Top NBA Prospects in the Non-BCS Conferences, Part 9: Prospects #21-25November 13, 2015
Picking up the game of basketball at age 16 as a junior at Vere Tech HS (Jamaica), Shevon Thompson is one of the more unique prospects in this year's NCAA senior class. Ranking among the top rebounders at the Junior College level before making the jump to Division I, Thompson landed at George Mason last season. Earning All-Conference Third Team honors in the A10, averaging 12 points and 11.4 rebounds per game, Thompson, despite his inexperience, flashed a clear-cut NBA caliber skill with his rebounding ability, and figures to be a player NBA teams keep a close eye on as the year goes on.
Standing 6'11 with a 245-pound frame, Thompson has terrific size for a center at any level. Moving well for a near-7-footer, Thompson could stand to continue getting stronger, but has a nice combination of physical tools and athleticism.
Thompson's value proposition starts with his tremendous rebounding ability. Ranking
among the top per-minute and per-game rebounders in all of college basketball, Thompson does an excellent job tracking the ball off the rim, showing the ability to rebound inside and outside of his area in the process.
Offensively, aside from his ability to rebound the ball, Thompson's skill level leaves a lot to be desired at the moment, even if he shows the occasional flash of ability. He doesn't have a strong feel for the game on the offensive end, but nonetheless sees most of his opportunities operating one-on-one in the post creating for himself, often magnifying how raw he is at this point.
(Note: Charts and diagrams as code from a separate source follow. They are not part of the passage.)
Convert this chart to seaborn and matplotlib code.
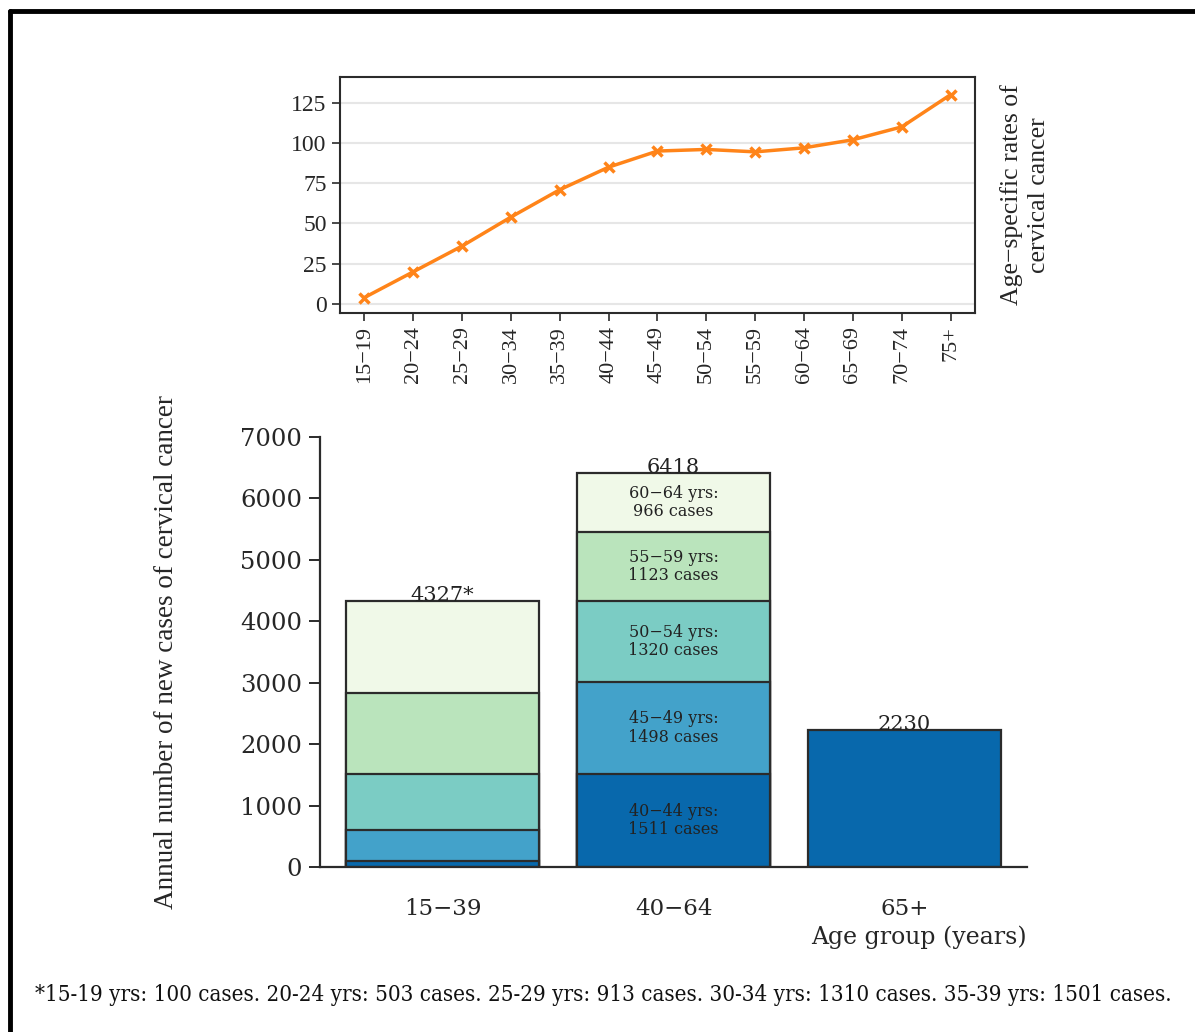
import matplotlib
matplotlib.use("Agg")
import matplotlib.pyplot as plt
from matplotlib.lines import Line2D
import seaborn as sns
import pandas as pd

# age-specific rates (top panel)
rate_ages = ['15−19', '20−24', '25−29', '30−34', '35−39', '40−44', '45−49',
             '50−54', '55−59', '60−64', '65−69', '70−74', '75+']
rates = [4, 20, 36, 54, 71, 85, 95, 96, 94.5, 97, 102, 110, 130]

# annual new cases (bottom panel)
groups = ['15−39', '40−64', '65+']
seg_15_39 = [100, 503, 913, 1310, 1501]
seg_40_64 = [1511, 1498, 1320, 1123, 966]
seg_65 = [2230]
seg_names_40_64 = ['40−44', '45−49', '50−54', '55−59', '60−64']
total_labels = ['4327*', '6418', '2230']
footnote = ('*15-19 yrs: 100 cases. 20-24 yrs: 503 cases. 25-29 yrs: 913 cases. '
            '30-34 yrs: 1310 cases. 35-39 yrs: 1501 cases.')

colors = ['#0868ac', '#43a2ca', '#7bccc4', '#bae4bc', '#f0f9e8']
edge = '#2b2b2b'

sns.set_theme(style='ticks')
plt.rcParams['font.family'] = ['Liberation Serif', 'DejaVu Serif']
plt.rcParams['axes.edgecolor'] = edge

fig = plt.figure(figsize=(11.95, 10.32), dpi=100)

# frame lines (left and top only, picture is cropped)
fig.add_artist(Line2D([0.0085, 0.0085], [0, 0.9895], transform=fig.transFigure,
                      color='black', lw=3.5))
fig.add_artist(Line2D([0.0085, 1], [0.9895, 0.9895], transform=fig.transFigure,
                      color='black', lw=3.5))

# ---- top: line chart
top_ax = fig.add_axes([0.2845, 0.6967, 0.5314, 0.2287])
rate_df = pd.DataFrame({'age': rate_ages, 'rate': rates})
sns.lineplot(data=rate_df, x='age', y='rate', ax=top_ax, color='#ff8419',
             lw=2.5, marker='x', markersize=7, markeredgewidth=2.5,
             markeredgecolor='#ff8419', sort=False)
top_ax.set_xlim(-0.5, 12.5)
top_ax.set_ylim(-5.6, 141)
top_ax.set_yticks([0, 25, 50, 75, 100, 125])
top_ax.grid(axis='y', color='#e6e6e6', lw=1.5)
top_ax.set_axisbelow(True)
for s in top_ax.spines.values():
    s.set_linewidth(1.5)
top_ax.tick_params(axis='y', labelsize=17, length=6, width=1.2, color=edge)
top_ax.tick_params(axis='x', labelsize=16, length=6, width=1.2, color=edge, rotation=90)
top_ax.set_xlabel('')
top_ax.yaxis.set_label_position('right')
top_ax.set_ylabel('Age−specific rates of\ncervical cancer', fontsize=18.5,
                  labelpad=18, linespacing=1.3)

# ---- bottom: stacked bars (cumulative layers, tallest first)
bar_ax = fig.add_axes([0.2678, 0.1599, 0.5916, 0.4167])
stacks = [seg_15_39, seg_40_64, seg_65]
for level in range(4, -1, -1):
    xs, hs = [], []
    for g, segs in zip(groups, stacks):
        if level < len(segs):
            xs.append(g)
            hs.append(sum(segs[:level + 1]))
    layer = pd.DataFrame({'group': xs, 'cases': hs})
    sns.barplot(data=layer, x='group', y='cases', order=groups, ax=bar_ax,
                color=colors[level], saturation=1, width=0.835,
                edgecolor=edge, linewidth=1.6)

# segment labels for 40-64
bottom = 0
for name, v in zip(seg_names_40_64, seg_40_64):
    bar_ax.text(1, bottom + v / 2, f'{name} yrs:\n{v} cases', ha='center', va='center',
                fontsize=11.5, family='DejaVu Serif', color='#222222', linespacing=1.1)
    bottom += v

for i, segs in enumerate(stacks):
    bar_ax.annotate(total_labels[i], (i, sum(segs)), xytext=(0, -3),
                    textcoords='offset points', ha='center', va='bottom',
                    fontsize=15, family='DejaVu Serif', color='#222222')

bar_ax.set_xlim(-0.53, 2.53)
bar_ax.set_ylim(0, 7000)
bar_ax.set_yticks(range(0, 7001, 1000))
sns.despine(ax=bar_ax)
for s in bar_ax.spines.values():
    s.set_linewidth(1.6)
bar_ax.tick_params(axis='y', labelsize=17.5, length=8, width=1.4, color=edge, pad=5)
bar_ax.tick_params(axis='x', labelsize=16.5, length=0, pad=22)
for lab in bar_ax.get_xticklabels() + bar_ax.get_yticklabels():
    lab.set_family('DejaVu Serif')
bar_ax.set_xlabel('Age group (years)', fontsize=17, family='DejaVu Serif', loc='right')
bar_ax.xaxis.set_label_coords(1.0, -0.135)
bar_ax.set_ylabel('Annual number of new cases of cervical cancer', fontsize=19.5)
bar_ax.yaxis.set_label_coords(-0.2, 0.5)

fig.text(0.029, 1 - 995 / 1032, footnote, ha='left', va='center', fontsize=16,
         family='DejaVu Serif', fontstretch='condensed', color='#111111')

fig.savefig('out.png', dpi=100, facecolor='white')
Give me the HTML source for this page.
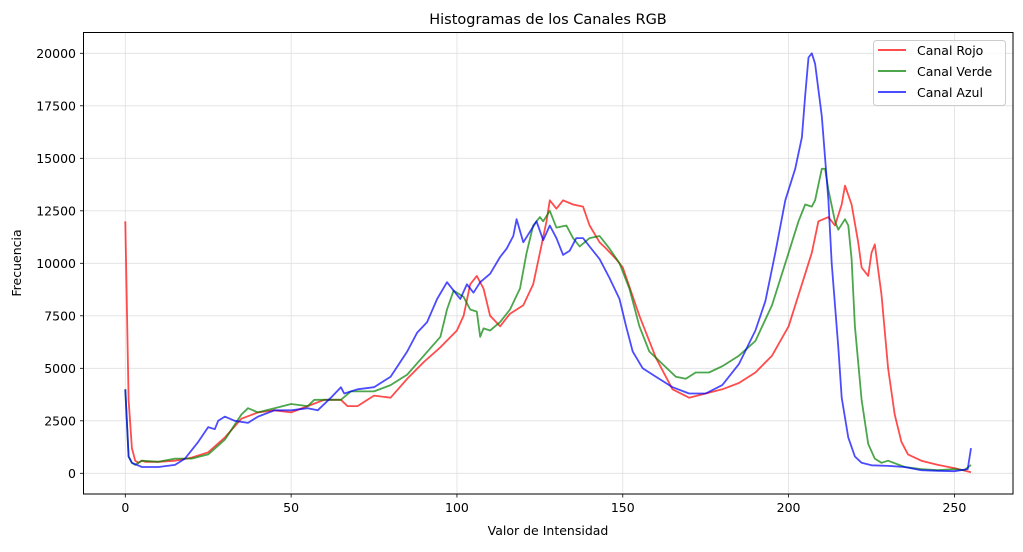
<!DOCTYPE html>
<html><head><meta charset="utf-8"><style>
body{margin:0;background:#fff;}
svg text{font-family:"DejaVu Sans","Liberation Sans",sans-serif;fill:#000;}
</style></head><body>
<svg id="chart" width="1023" height="547" viewBox="0 0 1023 547" xmlns="http://www.w3.org/2000/svg">
<rect width="1023" height="547" fill="#fff"/>
<g id="grid"></g>
<g id="series"></g>
<rect x="83.5" y="32.5" width="929.5" height="461.5" fill="none" stroke="#000" stroke-width="1"/>
<g id="ticks"></g>
<text x="548" y="24" font-size="14.5" text-anchor="middle">Histogramas de los Canales RGB</text>
<text x="548" y="535" font-size="12.5" text-anchor="middle">Valor de Intensidad</text>
<text x="21" y="263" font-size="12.5" text-anchor="middle" transform="rotate(-90 21 263)">Frecuencia</text>
<g>
<rect x="873.5" y="40.5" width="132" height="65" rx="3" fill="#fff" fill-opacity="0.8" stroke="#ccc"/>
<g><line x1="878" y1="50" x2="906" y2="50" stroke="#ff0000" stroke-opacity="0.7" stroke-width="2"/><text x="917" y="55" font-size="12.5">Canal Rojo</text></g>
<g><line x1="878" y1="71" x2="906" y2="71" stroke="#008000" stroke-opacity="0.7" stroke-width="2"/><text x="917" y="76" font-size="12.5">Canal Verde</text></g>
<g><line x1="878" y1="92" x2="906" y2="92" stroke="#0000ff" stroke-opacity="0.7" stroke-width="2"/><text x="917" y="97" font-size="12.5">Canal Azul</text></g>
</g>
</svg>
<script>
const xTicks=[0,50,100,150,200,250];
const yTicks=[0,2500,5000,7500,10000,12500,15000,17500,20000];
const redX=[0,1,2,3,4,5,6,10,15,20,25,30,35,40,45,50,55,60,65,67,70,75,80,85,90,95,100,102,104,106,108,110,113,116,120,123,125,127,128,130,132,135,138,140,143,145,148,150,155,160,165,170,175,180,185,190,195,200,205,207,209,212,214,216,217,219,221,222,224,225,226,228,230,232,234,236,240,245,250,255];
const redY=[12000,3500,1200,600,500,600,550,550,600,750,1000,1700,2600,2900,3000,2900,3200,3500,3500,3200,3200,3700,3600,4500,5300,6000,6800,7500,9000,9400,8800,7500,7000,7600,8000,9000,10500,12000,13000,12600,13000,12800,12700,11800,11000,10700,10200,9800,7500,5500,4000,3600,3800,4000,4300,4800,5600,7000,9500,10500,12000,12200,11800,12800,13700,12800,11000,9800,9400,10500,10900,8500,5000,2800,1500,900,600,400,250,50];
const greenX=[0,1,2,3,5,10,15,20,25,30,35,37,40,45,50,55,57,60,65,68,75,80,85,90,95,97,99,102,104,106,107,108,110,113,116,119,121,123,125,126,128,130,133,135,137,140,143,146,149,152,155,158,162,166,169,172,176,180,185,190,195,200,203,205,207,208,210,211,212,214,215,217,218,219,220,222,224,226,228,230,235,240,245,250,253,255];
const greenY=[4000,800,500,400,600,550,700,700,900,1600,2800,3100,2900,3100,3300,3200,3500,3500,3500,3900,3900,4200,4700,5600,6500,7800,8700,8400,7800,7700,6500,6900,6800,7200,7800,8800,10500,11800,12200,12000,12500,11700,11800,11200,10800,11200,11300,10700,10000,8800,7000,5800,5200,4600,4500,4800,4800,5100,5600,6300,8000,10500,12000,12800,12700,13000,14500,14500,13500,12000,11600,12100,11800,10200,7000,3500,1400,700,500,600,300,200,150,200,150,400];
const blueX=[0,1,2,5,10,15,18,22,25,27,28,30,33,37,40,45,50,55,58,62,65,66,70,75,80,85,88,91,94,97,99,101,103,105,107,110,113,115,117,118,120,122,124,126,128,130,132,134,136,138,140,143,146,149,151,153,156,160,165,170,175,180,185,190,193,196,199,202,204,205,206,207,208,210,212,213,215,216,218,220,222,225,230,235,240,245,250,254,255];
const blueY=[4000,800,500,300,300,400,700,1500,2200,2100,2500,2700,2500,2400,2700,3000,3000,3100,3000,3600,4100,3800,4000,4100,4600,5800,6700,7200,8300,9100,8700,8300,9000,8600,9100,9500,10300,10700,11300,12100,11000,11500,12000,11100,11800,11200,10400,10600,11200,11200,10800,10200,9300,8300,7000,5800,5000,4600,4100,3800,3800,4200,5200,6800,8200,10500,13000,14500,16000,18000,19800,20000,19500,17000,13000,10000,6000,3600,1700,800,500,380,350,300,150,120,100,200,1200];
const X0=125.3,XS=3.3165,Y0=473.3,YS=0.021;
function sx(v){return X0+v*XS;}
function sy(v){return Y0-v*YS;}
const NS='http://www.w3.org/2000/svg';
const grid=document.getElementById('grid'),ticks=document.getElementById('ticks'),ser=document.getElementById('series');
function mk(t,a,p){const e=document.createElementNS(NS,t);for(const k in a)e.setAttribute(k,a[k]);p.appendChild(e);return e;}
xTicks.forEach(v=>{const x=sx(v);
const g=mk('line',{x1:x,x2:x,y1:32,y2:494,stroke:'#e0e0e0','stroke-width':0.8},grid);


const t=mk('line',{x1:x,x2:x,y1:494,y2:497.5,stroke:'#000','stroke-width':0.8},ticks);


const l=mk('text',{x:x,y:512,'font-size':12.5,'text-anchor':'middle'},ticks);l.textContent=v;

});
yTicks.forEach(v=>{const y=sy(v);
const g=mk('line',{x1:83,x2:1013,y1:y,y2:y,stroke:'#e0e0e0','stroke-width':0.8},grid);


const t=mk('line',{x1:80,x2:83.5,y1:y,y2:y,stroke:'#000','stroke-width':0.8},ticks);


const l=mk('text',{x:76,y:y+4.5,'font-size':12.5,'text-anchor':'end'},ticks);l.textContent=v;

});
function line(xs,ys,c,name){const d=xs.map((x,i)=>(i?'L':'M')+sx(x).toFixed(1)+' '+sy(ys[i]).toFixed(1)).join(' ');
const p=mk('path',{d:d,fill:'none',stroke:c,'stroke-opacity':0.7,'stroke-width':1.8,'stroke-linejoin':'round'},ser);

}
line(redX,redY,'#ff0000','line-canal-rojo');
line(greenX,greenY,'#008000','line-canal-verde');
line(blueX,blueY,'#0000ff','line-canal-azul');
</script>
</body></html>
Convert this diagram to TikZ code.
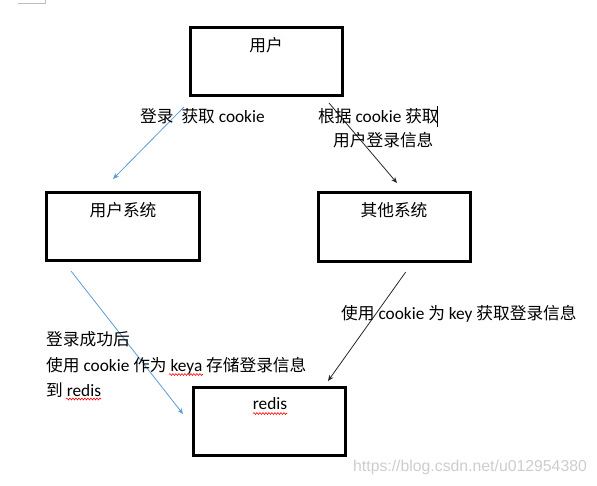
\documentclass[tikz,border=0pt]{standalone}
\usepackage{fontspec}
\setmainfont{Carlito}
\newfontfamily\cjk{Noto Sans CJK SC}
\newfontfamily\wmfont{Liberation Sans}
\usetikzlibrary{arrows.meta,decorations.pathmorphing}
\newcommand\zh[1]{{\cjk\fontsize{16.7}{20}\selectfont #1}}
\definecolor{arrowblue}{RGB}{91,155,213}
\definecolor{wmgray}{RGB}{205,205,205}
\definecolor{cornergray}{RGB}{190,190,190}
\begin{document}
\begin{tikzpicture}[x=1pt,y=-1pt,
  box/.style={draw, line width=3pt, inner sep=0pt},
  lbl/.style={font=\fontsize{17.3}{20}\selectfont, inner sep=0pt, anchor=west},
  ctr/.style={font=\fontsize{17.3}{20}\selectfont, inner sep=0pt},
  bluearrow/.style={draw=arrowblue, line width=0.8pt, -{Stealth[length=6pt,width=5pt]}},
  blackarrow/.style={draw=black!85, line width=0.8pt, -{Stealth[length=6pt,width=5pt]}},
  squiggle/.style={draw=red, line width=0.6pt, decorate, decoration={snake, amplitude=0.9pt, segment length=3pt}}
]
\useasboundingbox (0,0) rectangle (597,485);
% page corner mark
\draw[cornergray, line width=0.8pt] (18,3) -- (45,3) -- (45,0);

% boxes
\node[box, minimum width=152, minimum height=68] (user) at (266.6,61.3) {};
\node[box, minimum width=153, minimum height=68] (usys) at (122.9,226.3) {};
\node[box, minimum width=152, minimum height=69] (osys) at (394.8,227.3) {};
\node[box, minimum width=152, minimum height=68] (redis) at (269.8,421.3) {};

% box texts
\node[ctr] (userT) at (266,45) {\zh{用户}};
\node[ctr] (usysT) at (123,210.5) {\zh{用户系统}};
\node[ctr] (osysT) at (394,210.5) {\zh{其他系统}};
\node[ctr] (redisT) at (270,404) {redis};

% arrow end points
\coordinate (a1s) at (184,107);
\coordinate (a1e) at (113,179);
\coordinate (a2s) at (329,103);
\coordinate (a2e) at (397,183);
\coordinate (a3s) at (71,271);
\coordinate (a3e) at (183,414);
\coordinate (a4s) at (405.7,272);
\coordinate (a4e) at (328,381);

\draw[bluearrow] (a1s) -- (a1e);
\draw[blackarrow] (a2s) -- (a2e);
\draw[bluearrow] (a3s) -- (a3e);
\draw[blackarrow] (a4s) -- (a4e);

% labels
\node[lbl] (lab1) at (140,116) {\zh{登录}\hspace{4pt} \zh{获取} cookie};
\node[lbl] (lab2) at (318,116) {\zh{根据} cookie \zh{获取}};
\node[lbl] (lab2b) at (333,140) {\zh{用户登录信息}};
\node[lbl] (lab4) at (341,314) {\zh{使用} cookie \zh{为} key \zh{获取登录信息}};
\node[lbl] (lab3a) at (46,339) {\zh{登录成功后}};
\node[lbl] (lab3b) at (46,365.5) {\zh{使用} cookie \zh{作为} keya \zh{存储登录信息}};
\node[lbl] (lab3c) at (46,390) {\zh{到} redis};

% text cursor
\coordinate (curT) at (437.5,106);
\coordinate (curB) at (437.5,127);
\draw[line width=1.3pt] (curT) -- (curB);

% spell-check squiggles
\coordinate (sq1s) at (169,374.5);
\coordinate (sq1e) at (203,374.5);
\coordinate (sq2s) at (66,399);
\coordinate (sq2e) at (101,399);
\coordinate (sq3s) at (253,413.5);
\coordinate (sq3e) at (287,413.5);
\draw[squiggle] (sq1s) -- (sq1e);
\draw[squiggle] (sq2s) -- (sq2e);
\draw[squiggle] (sq3s) -- (sq3e);

% watermark
\node[anchor=west, inner sep=0pt, text=wmgray, font=\wmfont\fontsize{15.8}{18}\selectfont] (wm) at (353,467) {https://blog.csdn.net/u012954380};
\end{tikzpicture}
\end{document}
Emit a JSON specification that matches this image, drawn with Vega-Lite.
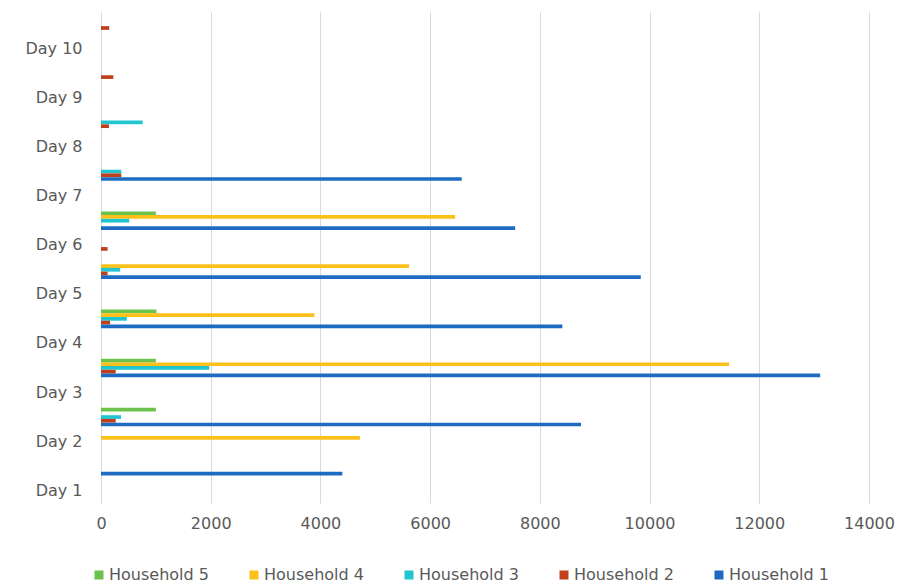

Appearing very mechanical and turning the ball over frequently, Thompson struggles at times as his lack of finesse and still developing physical strength limits him at times, even when he does create an opportunity for himself with his basic post repertoire.
Thompson appears far more comfortable in catch and finish situations, doing a nice job converting put backs and making himself available for dump passes in the half court and transition. Though his hands appear a bit shaky at times, his ability to finish above the rim resulted in his 77% shooting in transition and 60% shooting as a finisher in the half court. Lacking any perimeter game to speak of, and looking quite uncomfortable putting the ball on the floor at times, the left handed center make 63% of his free throws, and does appear to have some potential away from the paint, albeit in the distant future.
It isn't difficult to see that Thompson has only been playing basketball for a short time watching him operate on the offensive end. He is robotic at times, not always reading the game instinctively, which is reflected in the fact that he dished out only 6 assists over 911 minutes last season, an incredibly poor rate. It will be absolutely fascinating to see how his skill level develops in his senior season and beyond, as he's still clearly early in his learning curve.
Defensively, Thompson is a surprisingly inept shot blocker. Despite his size and athleticism, he averaged only 1.4 blocks per 40 minutes, seeming to lack the instincts to utilize his size as a rim protector, not attempting to contest shots in his area, and often getting in position to rebound the ball instead of helping over to the weak side. Looking uncomfortable and hunched over venturing away from the rim for much more than a soft show and recover, Thompson is a fairly capable interior defender where his physical tools allow him to how his own in one-on-one situations. He falls victim to stronger, craftier post scorers at times, but makes a positive impact and appears to have the quickness to be effective away from the rim too as he gains experience and receives better coaching down the road.
The challenge for NBA scouts in evaluating Thompson isn't what he brings to the table at this stage, but rather just how much more room he has to grow given how raw he is and his lack of high level experience. Players his size with athleticism who like to rebound the ball aren't easy to find, and if Thompson can follow in the footsteps of the late blooming center prospects that have gone before him and smooth over the rough edges of his game as a scorer and defender, he could emerge as a legitimate NBA prospect as a senior. Even if he doesn't make it to the NBA right away, he is someone teams will likely track closely as he moves on to the pro ranks.